Hélène Paumier, professeure dans un lycée de Poitiers, a changé d’avis sur l’oral. « Dans un premier temps j’ai été heureuse de savoir qu’il y aurait un oral. Je suis en avance dans mes lectures linéaires et je suis dans une bonne dynamique de travail à distance avec mes élèves. Mais dans un second temps j’ai été convaincue par les arguments de Lettres vives », nous a-t-elle dit. « Le choix de maintenir l’oral va aggraver les inégalités entre les élèves. On maintient une seule épreuve, celle de français, alors qu’elle est totalement nouvelle et que les élèves n’y ont pas été préparés en seconde. C’est absurde ».
Des conditions sanitaires dangereuses
Evidemment, tous nos interlocuteurs s’inquiètent des conditions sanitaires de l’oral. Il dure plusieurs jours et impose un contact rapproché avec les élèves et la transmission de la main à la main de documents. « Les élèves ne seront pas nombreux dans la salle d’examen. Mais le professeur, lui, va voir défiler une dizaine de candidats tous les jours.

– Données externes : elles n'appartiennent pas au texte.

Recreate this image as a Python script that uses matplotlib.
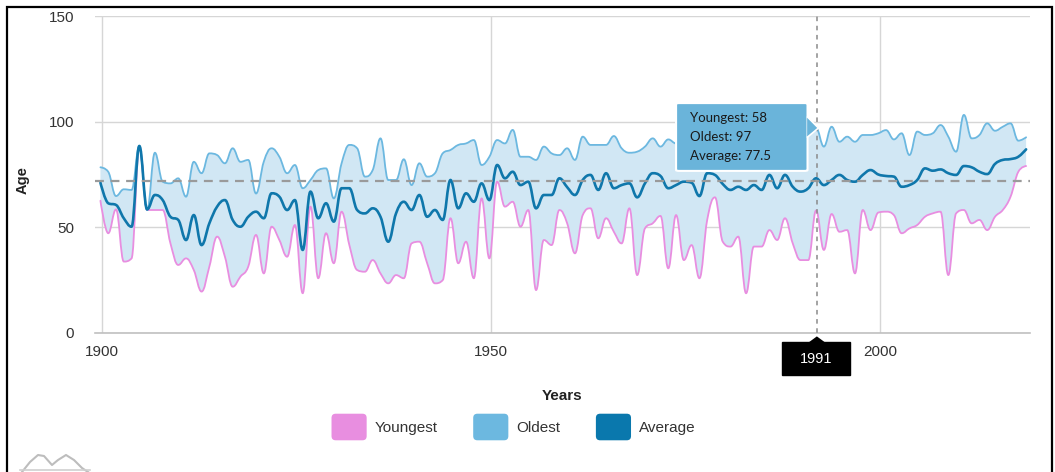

C’est inquiétant pour lui et les candidats », nous a dit C. Tastet.
Une pétition contre l’épreuve
Les syndicats remettent aussi en question le choix du ministre. « On pense qu’on peut s’abstenir de cette épreuve », nous a dit Stéphane Crochet, secrétaire général du Se-Unsa. « Rien ne permet de dire qu’on pourra l’organiser dans de bonnes conditions ». « Les collègues ne comprennent pas pourquoi il y a deux poids deux mesures », nous a dit Frédérique Rolet, secrétaire générale du Snes Fsu. « Il y a 540 000 candidats et de nombreux examinateurs sont malades. On prend de gros risques sanitaires avec cette épreuve ».
Une pétition circule parmi les professeurs de français pour demander l’annulation de cette épreuve. « En maintenant une épreuve orale au programme très lourd, cela ne revient-il pas à évaluer un travail pour partie effectué à distance, pendant le confinement ? L’allégement de quelques textes (douze pour les voies technologiques, quinze pour les générales) ne saurait résoudre le problème, puisque le bac de français 2020 comporte également une épreuve de grammaire conséquente, et un entretien oral portant sur une œuvre intégrale dont la démarche ne saurait s’improviser… Nous ne pouvons que redouter les conséquences sanitaires de ces épreuves orales, pour les milliers de professeurs de Lettres concernés, comme pour les 500 000 élèves de première », relève t-elle.